### Information provided:
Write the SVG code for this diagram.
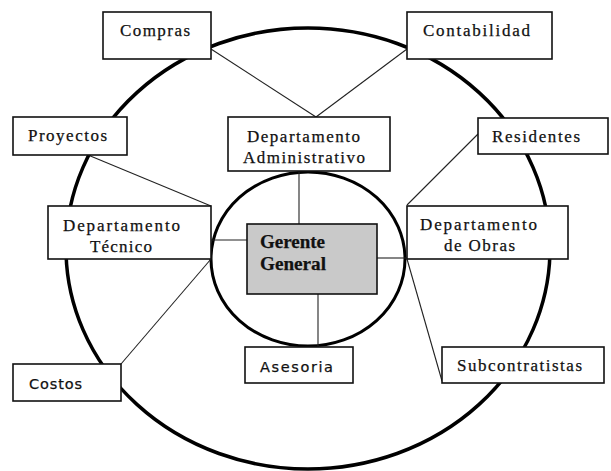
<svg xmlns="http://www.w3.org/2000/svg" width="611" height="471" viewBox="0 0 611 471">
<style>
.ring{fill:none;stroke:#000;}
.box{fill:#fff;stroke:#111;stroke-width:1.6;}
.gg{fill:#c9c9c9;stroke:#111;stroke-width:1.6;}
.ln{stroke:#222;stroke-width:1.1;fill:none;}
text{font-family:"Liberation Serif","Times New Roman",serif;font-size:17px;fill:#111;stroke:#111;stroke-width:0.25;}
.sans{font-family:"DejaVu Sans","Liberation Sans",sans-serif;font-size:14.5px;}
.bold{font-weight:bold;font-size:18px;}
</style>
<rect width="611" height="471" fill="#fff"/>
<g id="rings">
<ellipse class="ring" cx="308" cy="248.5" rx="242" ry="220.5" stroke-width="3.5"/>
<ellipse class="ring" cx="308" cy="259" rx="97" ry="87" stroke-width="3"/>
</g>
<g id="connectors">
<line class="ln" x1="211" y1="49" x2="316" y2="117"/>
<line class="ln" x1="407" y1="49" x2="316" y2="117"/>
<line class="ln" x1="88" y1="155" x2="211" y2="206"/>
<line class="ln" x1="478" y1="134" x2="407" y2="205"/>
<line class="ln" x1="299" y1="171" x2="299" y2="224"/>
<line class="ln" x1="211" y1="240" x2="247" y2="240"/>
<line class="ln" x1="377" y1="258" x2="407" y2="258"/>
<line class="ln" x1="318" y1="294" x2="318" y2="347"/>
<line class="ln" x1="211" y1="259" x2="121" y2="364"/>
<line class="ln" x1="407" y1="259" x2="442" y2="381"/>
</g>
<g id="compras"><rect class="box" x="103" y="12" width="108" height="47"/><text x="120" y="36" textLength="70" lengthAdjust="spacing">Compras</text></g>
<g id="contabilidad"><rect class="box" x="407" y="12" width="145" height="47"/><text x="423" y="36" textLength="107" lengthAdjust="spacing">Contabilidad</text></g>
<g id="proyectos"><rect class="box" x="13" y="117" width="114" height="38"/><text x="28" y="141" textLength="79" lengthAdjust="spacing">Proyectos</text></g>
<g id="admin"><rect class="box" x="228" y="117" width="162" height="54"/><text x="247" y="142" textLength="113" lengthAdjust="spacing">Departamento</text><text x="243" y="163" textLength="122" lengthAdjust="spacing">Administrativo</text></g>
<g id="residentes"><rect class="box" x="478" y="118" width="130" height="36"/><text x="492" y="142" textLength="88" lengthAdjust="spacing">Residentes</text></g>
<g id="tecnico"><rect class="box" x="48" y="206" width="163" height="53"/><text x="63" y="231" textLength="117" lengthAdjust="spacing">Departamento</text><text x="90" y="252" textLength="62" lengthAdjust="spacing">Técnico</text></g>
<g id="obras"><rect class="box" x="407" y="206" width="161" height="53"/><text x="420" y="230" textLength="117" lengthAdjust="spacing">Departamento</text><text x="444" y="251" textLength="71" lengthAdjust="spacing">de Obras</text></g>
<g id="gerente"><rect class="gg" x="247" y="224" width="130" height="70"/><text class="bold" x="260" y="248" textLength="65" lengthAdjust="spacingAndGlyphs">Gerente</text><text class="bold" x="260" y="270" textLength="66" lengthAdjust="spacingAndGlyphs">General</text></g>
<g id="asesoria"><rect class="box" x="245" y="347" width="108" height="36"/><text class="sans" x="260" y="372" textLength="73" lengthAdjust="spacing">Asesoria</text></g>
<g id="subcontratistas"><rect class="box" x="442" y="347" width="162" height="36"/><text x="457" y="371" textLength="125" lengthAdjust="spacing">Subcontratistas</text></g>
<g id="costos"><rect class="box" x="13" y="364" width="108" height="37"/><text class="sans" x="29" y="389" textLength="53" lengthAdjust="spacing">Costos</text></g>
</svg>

### Aim:
Give the material again exactly as it is, but keep the pictures out.

### Result of the task:
Write the SVG code for this diagram.
<svg xmlns="http://www.w3.org/2000/svg" width="611" height="471" viewBox="0 0 611 471">
<style>
.ring{fill:none;stroke:#000;}
.box{fill:#fff;stroke:#111;stroke-width:1.6;}
.gg{fill:#c9c9c9;stroke:#111;stroke-width:1.6;}
.ln{stroke:#222;stroke-width:1.1;fill:none;}
text{font-family:"Liberation Serif","Times New Roman",serif;font-size:17px;fill:#111;stroke:#111;stroke-width:0.25;}
.sans{font-family:"DejaVu Sans","Liberation Sans",sans-serif;font-size:14.5px;}
.bold{font-weight:bold;font-size:18px;}
</style>
<rect width="611" height="471" fill="#fff"/>
<g id="rings">
<ellipse class="ring" cx="308" cy="248.5" rx="242" ry="220.5" stroke-width="3.5"/>
<ellipse class="ring" cx="308" cy="259" rx="97" ry="87" stroke-width="3"/>
</g>
<g id="connectors">
<line class="ln" x1="211" y1="49" x2="316" y2="117"/>
<line class="ln" x1="407" y1="49" x2="316" y2="117"/>
<line class="ln" x1="88" y1="155" x2="211" y2="206"/>
<line class="ln" x1="478" y1="134" x2="407" y2="205"/>
<line class="ln" x1="299" y1="171" x2="299" y2="224"/>
<line class="ln" x1="211" y1="240" x2="247" y2="240"/>
<line class="ln" x1="377" y1="258" x2="407" y2="258"/>
<line class="ln" x1="318" y1="294" x2="318" y2="347"/>
<line class="ln" x1="211" y1="259" x2="121" y2="364"/>
<line class="ln" x1="407" y1="259" x2="442" y2="381"/>
</g>
<g id="compras"><rect class="box" x="103" y="12" width="108" height="47"/><text x="120" y="36" textLength="70" lengthAdjust="spacing">Compras</text></g>
<g id="contabilidad"><rect class="box" x="407" y="12" width="145" height="47"/><text x="423" y="36" textLength="107" lengthAdjust="spacing">Contabilidad</text></g>
<g id="proyectos"><rect class="box" x="13" y="117" width="114" height="38"/><text x="28" y="141" textLength="79" lengthAdjust="spacing">Proyectos</text></g>
<g id="admin"><rect class="box" x="228" y="117" width="162" height="54"/><text x="247" y="142" textLength="113" lengthAdjust="spacing">Departamento</text><text x="243" y="163" textLength="122" lengthAdjust="spacing">Administrativo</text></g>
<g id="residentes"><rect class="box" x="478" y="118" width="130" height="36"/><text x="492" y="142" textLength="88" lengthAdjust="spacing">Residentes</text></g>
<g id="tecnico"><rect class="box" x="48" y="206" width="163" height="53"/><text x="63" y="231" textLength="117" lengthAdjust="spacing">Departamento</text><text x="90" y="252" textLength="62" lengthAdjust="spacing">Técnico</text></g>
<g id="obras"><rect class="box" x="407" y="206" width="161" height="53"/><text x="420" y="230" textLength="117" lengthAdjust="spacing">Departamento</text><text x="444" y="251" textLength="71" lengthAdjust="spacing">de Obras</text></g>
<g id="gerente"><rect class="gg" x="247" y="224" width="130" height="70"/><text class="bold" x="260" y="248" textLength="65" lengthAdjust="spacingAndGlyphs">Gerente</text><text class="bold" x="260" y="270" textLength="66" lengthAdjust="spacingAndGlyphs">General</text></g>
<g id="asesoria"><rect class="box" x="245" y="347" width="108" height="36"/><text class="sans" x="260" y="372" textLength="73" lengthAdjust="spacing">Asesoria</text></g>
<g id="subcontratistas"><rect class="box" x="442" y="347" width="162" height="36"/><text x="457" y="371" textLength="125" lengthAdjust="spacing">Subcontratistas</text></g>
<g id="costos"><rect class="box" x="13" y="364" width="108" height="37"/><text class="sans" x="29" y="389" textLength="53" lengthAdjust="spacing">Costos</text></g>
</svg>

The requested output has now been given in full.